It maybe a new month but the stormy UK weather hasn’t changed its tune
Scotland will take the brunt of Storm Henry as it sweeps in from the Atlantic through today and into Tuesday, with an amber warning having been issued for the whole of the country. The low pressure system is rapidly deepening and widespread gusts of 70-80mph are expected with up to 90mph on exposed western coasts.
This winter has now seen eight named storms in the UK. Notable ones include Abigail, which brought severe gales to Scotland in mid-November, Storm Desmond which brought so much destruction to Cumbria, breaking the UK’s rainfall record at the same time and Storm Eva which ruined Christmas for many.
So, why are these storms being named? The Met Office and Met Eireann, the Irish Met Service are running a pilot scheme this winter to name storms that are expected to hit the UK and Ireland. The expectation from the Met Office is that the naming of these storms will provide more awareness of severe weather and in turn greater public safety.
Such periods of stormy weather are not unusual in the UK and you don’t have to go back far in the weather records to find evidence of that. According to the Met Office, the winter of 2014 was “an exceptionally stormy season, with at least 12 major storms affecting the UK.” They added that this was the stormiest period of weather in the UK for at least 20 years.
None of these storms were officially named and yet the impact to those affected was equally life threatening.
The public and media have certainly engaged with the idea, meeting the objective of generating more awareness, but there has also been a more flippant side.

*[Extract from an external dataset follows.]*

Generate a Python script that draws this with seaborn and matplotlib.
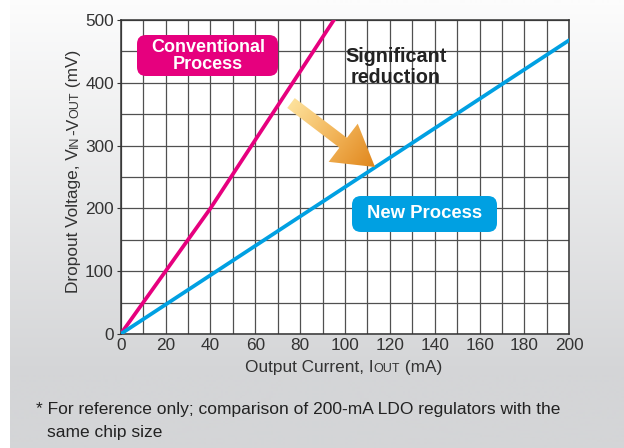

Storm Barney, for example, saw pictures of big purple dinosaurs flying across weather maps, at a time when the storm brought both severe disruption and damage to property.
Just over a week ago a storm called Jonas, which brought more than two feet of snow to parts of the US, crossed the Atlantic hitting the UK with more heavy rain and gale-force winds. But, this storm wasn’t named by the Met Office, to avoid confusion about storms being named twice. If the remnants of a storm or hurricane move across the Atlantic, the Met Office have said that it will retain its original name, but “Ex-“ or “remnants” will be added.
Of course, the name of the storm doesn’t really matter, if you’re having to deal with the resulting damage for days or months after it has left our shores. What is important to know is when it is coming, where it is going to hit and how bad conditions might be.